Unlike Balch, Roberts was described as reserved and churchgoing off camera.

He died April 10, 2002, at age 64, after a long battle with prostate cancer.

Glen Grant

He nicknamed himself “Low Profit Glen,” and in one of his TV spots for Glen Grant Chevrolet in Burien he put on a Superman costume because he had “super” deals.

He’d come up with such spiffy slogans as, “Have I got a deal for you!” all delivered with a very unpracticed, wooden style.

He opened that dealership in 1975 and later expanded to Parkland, Pierce County. Grant passed them on to his sons, who later sold them.

Grant wore geeky, horn-rimmed glasses on purpose, he said, “to stand out a little more.”

He said that in his 30-second commercials, the first six seconds were the gimmicky parts that showed Grant in a costume or walking on the ceiling or on water.

“The rest of the message was about automobiles,” he said.

Grant remembered in a March 4, 1982, Seattle Times story that the TV spots made him an instant celebrity.

“Now it’s embarrassing to go anywhere. Basketball games, football games, on airplanes, even walking down the street,” he said at the time.

He died May 29, 1992, at age 80, of heart disease.

Vern Fonk

Fonk was of a later generation of TV pitchmen, and, unlike Balch, Roberts or Grant, he never starred in his sometimes crude commercials that began in the early 1990s.

But he was credited as coming up with the idea of the funny ads and was described as loving off-color jokes.

The commercials actually feature Rob Thielke, a part-time actor and director of marketing for the insurance company whose TV persona was quite hyper, to say the least.

In the cheesy spots, they spoofed Star Wars with “May be the Fonk be with you”; the “Sopranos” television series with “Don’t get caught without protection,” and focused on a customer’s prominent pimple with, “You don’t want to know.”

The commercials currently airing are typical of the Vern Fonk genre.

As Thielke explains, “I am depicting a middle-aged white guy trying to be cool doing a commercial.

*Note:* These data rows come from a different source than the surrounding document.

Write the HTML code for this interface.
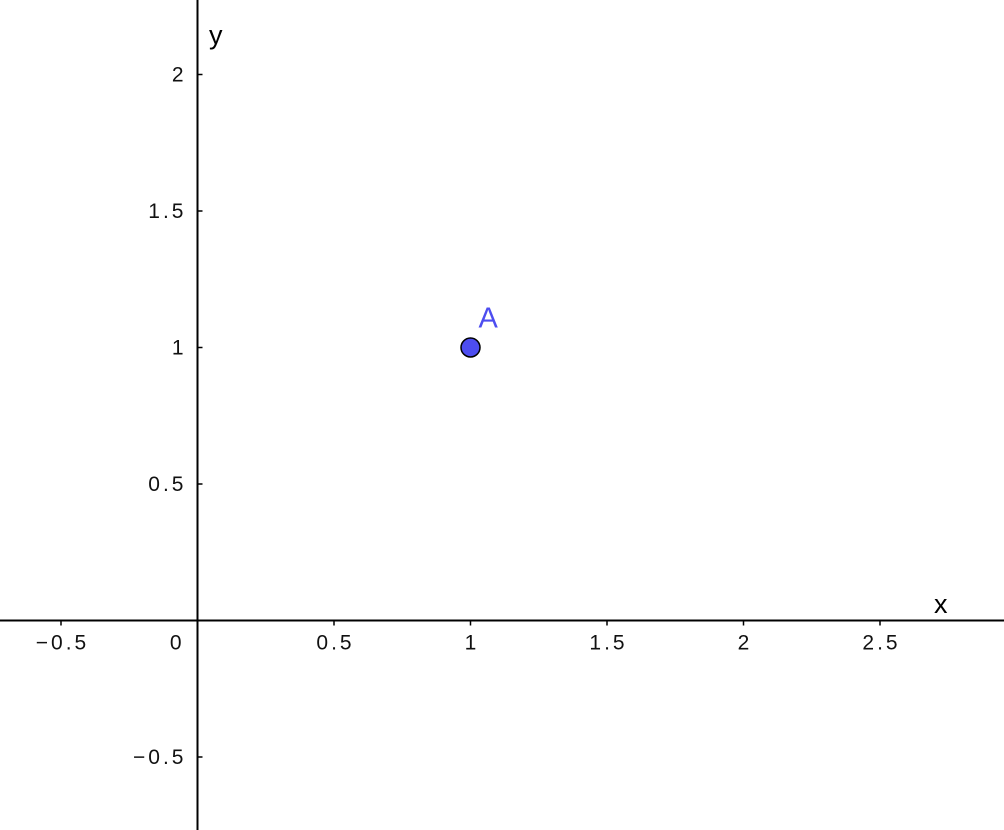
<!DOCTYPE html>
<html><head><meta charset="utf-8"><style>
html,body{margin:0;padding:0;background:#fff;}
svg{display:block;font-family:"Liberation Sans","DejaVu Sans",sans-serif;}
</style></head><body>
<svg id="chart" width="1004" height="830">
<g id="axes"></g><g id="marks"></g>
</svg>
<script>
const xTicks=[-0.5,0.5,1,1.5,2,2.5];
const xTickLabels=["\u22120.5","0.5","1","1.5","2","2.5"];
const yTicks=[-0.5,0.5,1,1.5,2];
const yTickLabels=["\u22120.5","0.5","1","1.5","2"];
const pointNames=["A"];
const pointX=[1];
const pointY=[1];
const ox=197.5, oy=620.5, s=273;
const X=v=>ox+v*s, Y=v=>oy-v*s;
const NS="http://www.w3.org/2000/svg";
const axes=document.getElementById('axes'), marks=document.getElementById('marks');
function mk(tag,attrs,parent,text){const e=document.createElementNS(NS,tag);for(const k in attrs)e.setAttribute(k,attrs[k]);if(text!==undefined)e.textContent=text;parent.appendChild(e);return e;}
let e;
const LS=3;
e=mk('line',{x1:0,y1:oy,x2:1004,y2:oy,stroke:'#000','stroke-width':2},axes);


e=mk('line',{x1:ox,y1:0,x2:ox,y2:830,stroke:'#000','stroke-width':2},axes);


xTicks.forEach((v,i)=>{
 e=mk('line',{x1:X(v),y1:oy,x2:X(v),y2:oy+5,stroke:'#000','stroke-width':1.5},axes);
 
 
 e=mk('text',{x:X(v)+LS/2,y:oy+29,'text-anchor':'middle','font-size':21,'letter-spacing':LS,fill:'#111'},axes,xTickLabels[i]);
 
 
});
yTicks.forEach((v,i)=>{
 e=mk('line',{x1:ox,y1:Y(v),x2:ox+5,y2:Y(v),stroke:'#000','stroke-width':1.5},axes);
 
 
 e=mk('text',{x:ox-14+LS,y:Y(v)+7,'text-anchor':'end','font-size':21,'letter-spacing':LS,fill:'#111'},axes,yTickLabels[i]);
 
 
});
e=mk('text',{x:ox-16+LS,y:oy+29,'text-anchor':'end','font-size':21,'letter-spacing':LS,fill:'#111'},axes,'0');


e=mk('text',{x:934,y:613,'font-size':27,fill:'#000'},axes,'x');


e=mk('text',{x:209,y:44,'font-size':27,fill:'#000'},axes,'y');


pointNames.forEach((n,i)=>{
 e=mk('circle',{cx:X(pointX[i]),cy:Y(pointY[i]),r:9.5,fill:'#4d4df0',stroke:'#000','stroke-width':1.5},marks);
 
 
 e=mk('text',{x:X(pointX[i])+8,y:Y(pointY[i])-20,'font-size':29,fill:'#4d4df0'},marks,n);
 
 
});
</script>
</body></html>
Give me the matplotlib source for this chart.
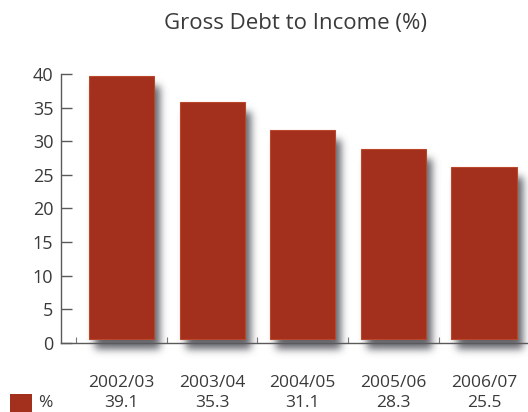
import numpy as np
import matplotlib
matplotlib.use("Agg")
import matplotlib.pyplot as plt
from matplotlib.patches import Rectangle

# Chart data
periods = ["2002/03", "2003/04", "2004/05", "2005/06", "2006/07"]
debt_to_income = [39.1, 35.3, 31.1, 28.3, 25.5]
y_ticks = [0, 5, 10, 15, 20, 25, 30, 35, 40]
series_name = "%"
title = "Gross Debt to Income (%)"

BAR_COLOR = "#a3301c"
TEXT_COLOR = "#3a3a3a"
AXIS_COLOR = "#5a5a5a"
BAR_LIFT = 0.6  # bars float just above the baseline

plt.rcParams["font.family"] = ["Open Sans", "DejaVu Sans"]


def _gauss_kernel(sigma):
    r = int(np.ceil(3 * sigma))
    x = np.arange(-r, r + 1)
    k = np.exp(-x ** 2 / (2.0 * sigma ** 2))
    return k / k.sum()


class DropShadow:
    """Agg filter: blurred, offset silhouette of the artist."""

    def __init__(self, sigma=4.0, dx=6, dy=10, alpha=0.85, color=(0.28, 0.29, 0.32)):
        self.sigma = sigma
        self.dx = dx
        self.dy = dy
        self.alpha = alpha
        self.color = color

    def __call__(self, im, dpi):
        pad = int(np.ceil(3 * self.sigma)) + max(self.dx, self.dy) + 2
        a = np.pad(im[:, :, 3], pad, mode="constant")
        k = _gauss_kernel(self.sigma)
        a = np.apply_along_axis(lambda m: np.convolve(m, k, mode="same"), 0, a)
        a = np.apply_along_axis(lambda m: np.convolve(m, k, mode="same"), 1, a)
        a = np.roll(a, self.dx, axis=1)
        a = np.roll(a, self.dy, axis=0)
        out = np.zeros(a.shape + (4,), dtype=float)
        out[:, :, 0] = self.color[0]
        out[:, :, 1] = self.color[1]
        out[:, :, 2] = self.color[2]
        out[:, :, 3] = np.clip(a * self.alpha, 0, 1)
        return out, -pad, -pad


W, H = 528, 412
fig = plt.figure(figsize=(W / 100, H / 100), dpi=100)
fig.patch.set_facecolor("white")

ax = fig.add_axes([61 / W, (H - 343) / H, (W - 61) / W, (343 - 74) / H])
ax.set_facecolor("white")

x = np.arange(len(periods))
bar_w = 0.72

# shadow layer
shadows = ax.bar(x, debt_to_income, width=bar_w, bottom=BAR_LIFT, color="black",
                 zorder=1)
for p in shadows:
    p.set_clip_on(False)
    p.set_agg_filter(DropShadow())
    p.set_rasterized(True)

# bars
ax.bar(x, debt_to_income, width=bar_w, bottom=BAR_LIFT, color=BAR_COLOR,
       edgecolor="#b9472b", linewidth=0.8, zorder=3)

ax.set_xlim(-0.668, 4.486)
ax.set_ylim(0, 40)

# spines
for s in ["top", "right"]:
    ax.spines[s].set_visible(False)
for s in ["left", "bottom"]:
    ax.spines[s].set_color(AXIS_COLOR)
    ax.spines[s].set_linewidth(1.0)
    ax.spines[s].set_zorder(4)

ax.set_yticks(y_ticks)
ax.set_yticklabels([str(v) for v in y_ticks])
ax.tick_params(axis="y", direction="in", length=8, width=1.0, color=AXIS_COLOR,
               labelsize=13, labelcolor=TEXT_COLOR, pad=5.5)

ax.set_xticks(x - 0.5)
ax.set_xticklabels([])
ax.tick_params(axis="x", direction="in", length=4, width=0.8, color="#777777")

# category and value rows under the axis
for xi, lab, val in zip(x, periods, debt_to_income):
    ax.text(xi, -40 / 269 * 40, lab, ha="center", va="center", fontsize=12.5,
            color=TEXT_COLOR, clip_on=False)
    ax.text(xi, -60 / 269 * 40, f"{val:.1f}", ha="center", va="center", fontsize=12.5,
            color=TEXT_COLOR, clip_on=False)

# legend key for the value row
fig.add_artist(Rectangle((10 / W, 0), 22 / W, (H - 394) / H,
                         transform=fig.transFigure, facecolor=BAR_COLOR,
                         edgecolor="none"))
fig.text(45 / W, (H - 403) / H, series_name, ha="center", va="center",
         fontsize=12.5, color=TEXT_COLOR)

fig.text(296 / W, (H - 24) / H, title, ha="center", va="center", fontsize=16,
         color=TEXT_COLOR)

fig.savefig("out.png", dpi=100)
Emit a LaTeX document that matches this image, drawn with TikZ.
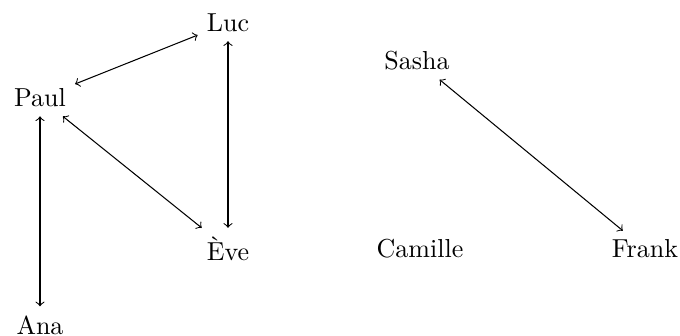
\documentclass[tikz,border=0pt]{standalone}
\begin{document}
\begin{tikzpicture}[x=0.3846pt,y=-0.3846pt,
  person/.style={inner sep=0.333em},
  link/.style={<->}]
\useasboundingbox (0,0) rectangle (680,336);
\node[person] (luc) at (228,23) {Luc};
\node[person] (paul) at (40,98) {Paul};
\node[person] (sasha) at (417,61) {Sasha};
\node[person] (eve) at (228,249) {Ève};
\node[person] (camille) at (420,249) {Camille};
\node[person] (frank) at (645,249) {Frank};
\node[person] (ana) at (40,325) {Ana};
\draw[link] (paul) -- (luc);
\draw[link] (luc) -- (eve);
\draw[link] (paul) -- (eve);
\draw[link] (paul) -- (ana);
\draw[link] (sasha) -- (frank);
\end{tikzpicture}
\end{document}
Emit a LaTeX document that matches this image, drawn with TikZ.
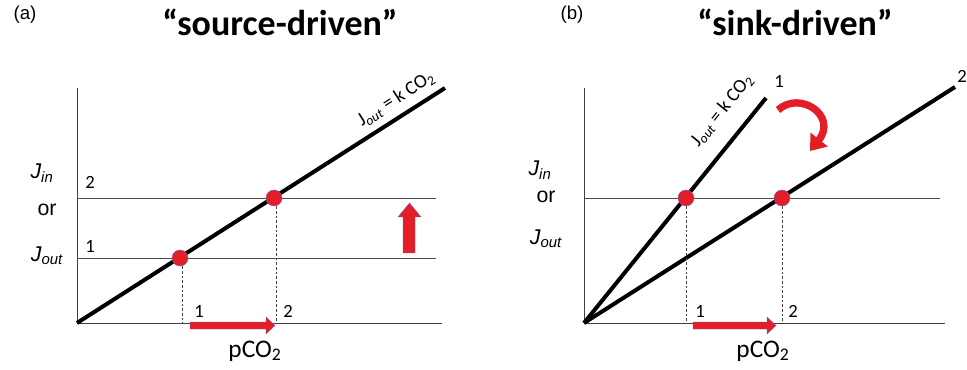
\documentclass[tikz,border=0pt]{standalone}
\usepackage{fontspec}
\setmainfont{Carlito}
\newfontfamily\arialf{Liberation Sans}
\usetikzlibrary{arrows.meta}
\definecolor{myred}{RGB}{228,30,38}
\definecolor{myedge}{RGB}{120,90,180}
\tikzset{
  axis/.style={draw=black!75, line width=0.75pt},
  guide/.style={draw=black!70, line width=0.6pt},
  dropline/.style={draw=black!75, line width=0.6pt, dash pattern=on 2pt off 1.5pt},
  fluxline/.style={draw=black, line width=3pt},
  dot/.style={circle, fill=myred, draw=myedge, line width=0.3pt, minimum size=12pt, inner sep=0pt},
  bigarrow/.style={fill=myred, draw=myedge, line width=0.3pt},
  ttl/.style={font=\bfseries\fontsize{27}{30}\selectfont},
  panel/.style={font=\arialf\fontsize{14}{16}\selectfont},
  num/.style={font=\fontsize{14}{16}\selectfont},
  ylab/.style={font=\arialf\fontsize{16}{18}\selectfont},
  xlab/.style={font=\fontsize{19}{21}\selectfont},
  eqlab/.style={font=\fontsize{14.5}{16}\selectfont, inner sep=1pt}
}
\begin{document}
\begin{tikzpicture}[x=0.75pt,y=-0.75pt]
\useasboundingbox (0,0) rectangle (967,370);
% ================= panel (a)
\node[panel] (pa) at (25,15) {(a)};
\node[ttl] (ta) at (280,22) {“source-driven”};
\coordinate (oa) at (77,323);
\coordinate (ya) at (77,88);
\coordinate (xa) at (442,323);
\draw[axis] (ya) -- (oa) -- (xa);
\coordinate (h2s) at (77,198); \coordinate (h2e) at (436,198);
\coordinate (h1s) at (77,258); \coordinate (h1e) at (436,258);
\draw[guide] (h2s) -- (h2e);
\draw[guide] (h1s) -- (h1e);
\coordinate (la) at (445,88);
\draw[fluxline] (oa) -- (la);
\node[dot] (da1) at (180,258) {};
\node[dot] (da2) at (274,198) {};
\coordinate (fa1) at (182,323); \coordinate (fa2) at (276,323);
\draw[dropline] (da1.south) ++(2,0) -- (fa1);
\draw[dropline] (da2.south) ++(2,0) -- (fa2);
\node[num] (a1) at (90,246) {1};
\node[num] (a2) at (90,182) {2};
\node[num] (ax1) at (199,311) {1};
\node[num] (ax2) at (288,311) {2};
\node[ylab] (jina) at (42,173) {\itshape J\textsubscript{in}};
\node[ylab] (ora) at (47,210) {or};
\node[ylab] (jouta) at (47,256) {\itshape J\textsubscript{out}};
\node[xlab] (pca) at (255,351) {pCO\textsubscript{2}};
\node[eqlab, rotate=32.6] (eqa) at (396,99) {J\textsubscript{\itshape out} = k CO\textsubscript{2}};
% red arrows (a)
\filldraw[bigarrow] (190,322) -- (266,322) -- (266,317) -- (275,325.5) -- (266,334) -- (266,329) -- (190,329) -- cycle;
\filldraw[bigarrow] (403,253) -- (403,217) -- (398,217) -- (409.5,203) -- (421,217) -- (415,217) -- (415,253) -- cycle;
% ================= panel (b)
\node[panel] (pb) at (572,15) {(b)};
\node[ttl] (tb) at (795,22) {“sink-driven”};
\coordinate (ob) at (584,323);
\coordinate (yb) at (584,88);
\coordinate (xb) at (945,323);
\draw[axis] (yb) -- (ob) -- (xb);
\coordinate (hbs) at (584,198); \coordinate (hbe) at (940,198);
\draw[guide] (hbs) -- (hbe);
\coordinate (lb1) at (766,98);
\coordinate (lb2) at (955,87);
\draw[fluxline] (ob) -- (lb1);
\draw[fluxline] (ob) -- (lb2);
\node[dot] (db1) at (686,198) {};
\node[dot] (db2) at (782,198) {};
\coordinate (fb1) at (686,323); \coordinate (fb2) at (782,323);
\draw[dropline] (db1.south) -- (fb1);
\draw[dropline] (db2.south) -- (fb2);
\node[num] (b1) at (779,81) {1};
\node[num] (b2) at (962,76) {2};
\node[num] (bx1) at (700,311) {1};
\node[num] (bx2) at (793,311) {2};
\node[ylab] (jinb) at (540,170) {\itshape J\textsubscript{in}};
\node[ylab] (orb) at (546,197) {or};
\node[ylab] (joutb) at (546,239) {\itshape J\textsubscript{out}};
\node[xlab] (pcb) at (763,351) {pCO\textsubscript{2}};
\node[eqlab, rotate=51] (eqb) at (722,110) {J\textsubscript{\itshape out} = k CO\textsubscript{2}};
% red arrows (b)
\filldraw[bigarrow] (693,322) -- (767,322) -- (767,317) -- (776,325.5) -- (767,334) -- (767,329) -- (693,329) -- cycle;
\coordinate (cs) at (778,110);
\coordinate (ce) at (810,151);
\draw[myred, line width=5.5pt, -{Triangle[length=11pt,width=16pt]}] (cs) .. controls (800,90) and (838,116) .. (ce);
\end{tikzpicture}
\end{document}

It’s called ‘Vern Fonk Rap.’ “

The firm explained that its customers are high-risk drivers in their early-20s, and “humor appeals to them.”

The company was acquired by Confie Seguros in 2010, but retained the Vern Fonk name because of the firm’s reputation. A decade and a half earlier, Fonk had sold the company to his daughter, Rene Mulvaney, who ran it with her husband, Kevin Mulvaney.

Fonk died on May 22, 2006, at age 75, of bacterial blood infection.